* **REQUIREMENTS**: Begin with the first line below and retype each line exactly through the line containing "y_ticks = [52, 54, 56, 58, 60, 62, 64, 66]". Any pictures are to be left out.

* **SUPPLIED MATERIAL**:

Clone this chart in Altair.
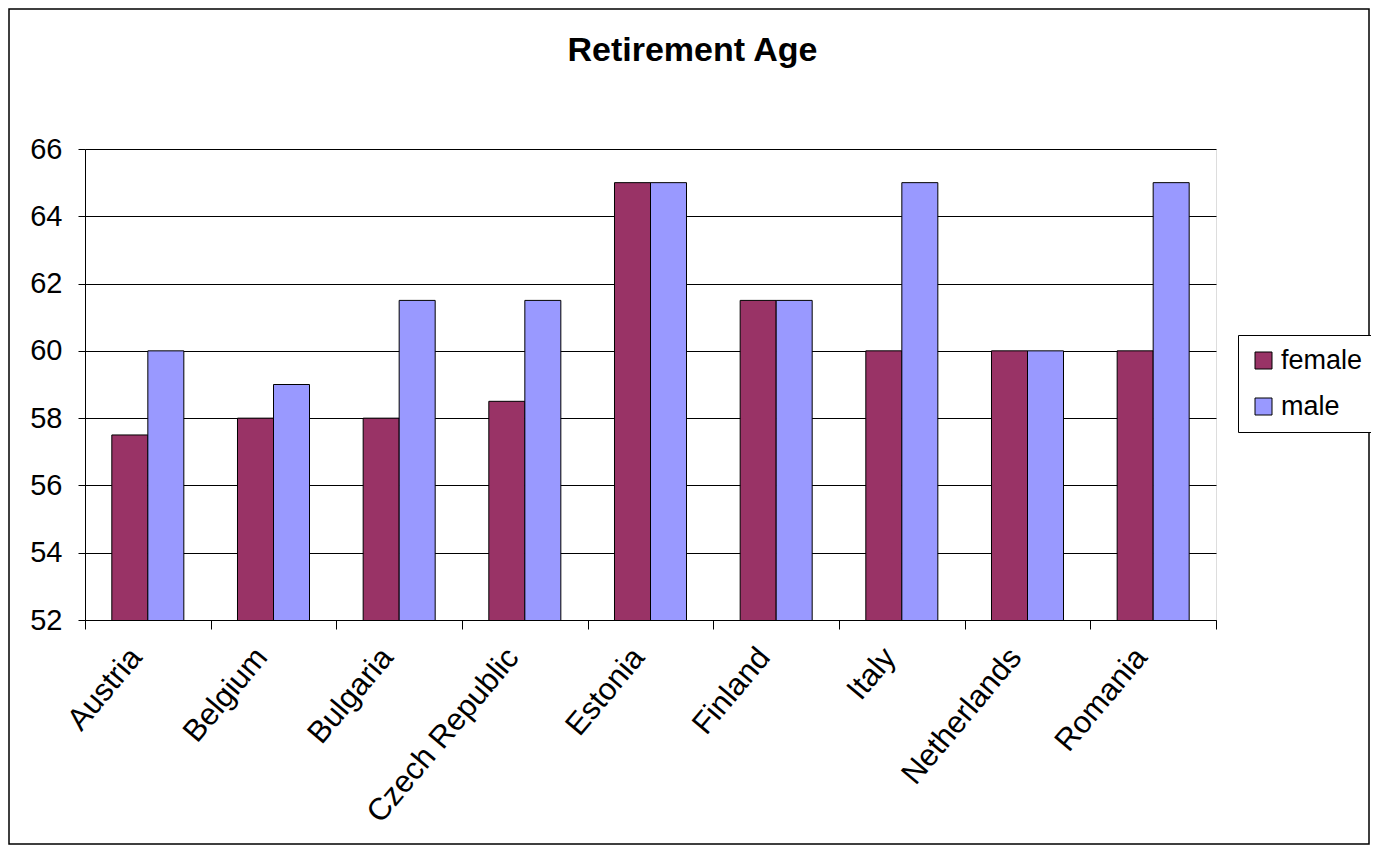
import altair as alt
import pandas as pd

countries = ["Austria", "Belgium", "Bulgaria", "Czech Republic", "Estonia",
             "Finland", "Italy", "Netherlands", "Romania"]
female = [57.5, 58, 58, 58.5, 65, 61.5, 60, 60, 60]
male = [60, 59, 61.5, 61.5, 65, 61.5, 65, 60, 65]
series = ["female", "male"]
colors = ["#993366", "#9999FF"]
y_ticks = [52, 54, 56, 58, 60, 62, 64, 66]

rows = []
for c, f, m in zip(countries, female, male):
    rows.append({"country": c, "sex": "female", "age": f})
    rows.append({"country": c, "sex": "male", "age": m})
df = pd.DataFrame(rows)

W, H = 1131, 471
FONT = "Liberation Sans"

bars = alt.Chart(df).mark_bar(stroke="black", strokeWidth=1, clip=True).encode(
    x=alt.X("country:N", sort=countries, title=None,
            scale=alt.Scale(paddingInner=0, paddingOuter=0),
            axis=alt.Axis(tickBand="extent", labelAngle=-50, labelAlign="right",
                          labelBaseline="middle", labelFontSize=31, labelPadding=23,
                          labelOffset=-12, tickSize=9, tickColor="black",
                          domainColor="black", labelColor="black", labelFont=FONT,
                          grid=False, labelLimit=400)),
    xOffset=alt.XOffset("sex:N", sort=series,
                        scale=alt.Scale(paddingInner=0, paddingOuter=0.745)),
    y=alt.Y("age:Q", title=None,
            scale=alt.Scale(domain=[52, 66], nice=False, zero=False),
            axis=alt.Axis(values=y_ticks, tickSize=7, tickColor="black",
                          domainColor="black", labelColor="black", labelFont=FONT,
                          labelFontSize=29, labelPadding=16, gridColor="black",
                          gridOpacity=1, gridWidth=1)),
    color=alt.Color("sex:N", sort=series,
                    scale=alt.Scale(domain=series, range=colors),
                    legend=alt.Legend(title=None, orient="none", legendX=1153,
                                      legendY=186, symbolType="square",
                                      symbolSize=289, symbolStrokeColor="black",
                                      symbolStrokeWidth=1, labelFontSize=27,
                                      labelFont=FONT, labelColor="black",
                                      strokeColor="black", fillColor="white",
                                      padding=12, rowPadding=18, labelOffset=4,
                                      labelLimit=300)),
)

border = alt.Chart(pd.DataFrame({"d": [0]})).mark_rect(
    fill=None, stroke="black", strokeWidth=1.5, clip=False
).encode(
    x=alt.value(-76), x2=alt.value(W + 153),
    y=alt.value(-140), y2=alt.value(H + 224),
)

chart = alt.layer(border, bars).properties(
    width=W, height=H,
    title=alt.TitleParams("Retirement Age", fontSize=34, font=FONT,
                          fontWeight="bold", color="black", anchor="middle",
                          dx=42, offset=87, dy=147),
    autosize=alt.AutoSizeParams(type="none"),
    padding={"left": 77, "top": 141, "right": 155, "bottom": 226},
).configure_view(fill="#C0C0C0", stroke="black", strokeWidth=1).configure(
    background="white"
)

chart.save("out.html", embed_options={"renderer": "svg", "actions": False})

* **COMPLETE ANSWER**:
Clone this chart in Altair.
import altair as alt
import pandas as pd

countries = ["Austria", "Belgium", "Bulgaria", "Czech Republic", "Estonia",
             "Finland", "Italy", "Netherlands", "Romania"]
female = [57.5, 58, 58, 58.5, 65, 61.5, 60, 60, 60]
male = [60, 59, 61.5, 61.5, 65, 61.5, 65, 60, 65]
series = ["female", "male"]
colors = ["#993366", "#9999FF"]
y_ticks = [52, 54, 56, 58, 60, 62, 64, 66]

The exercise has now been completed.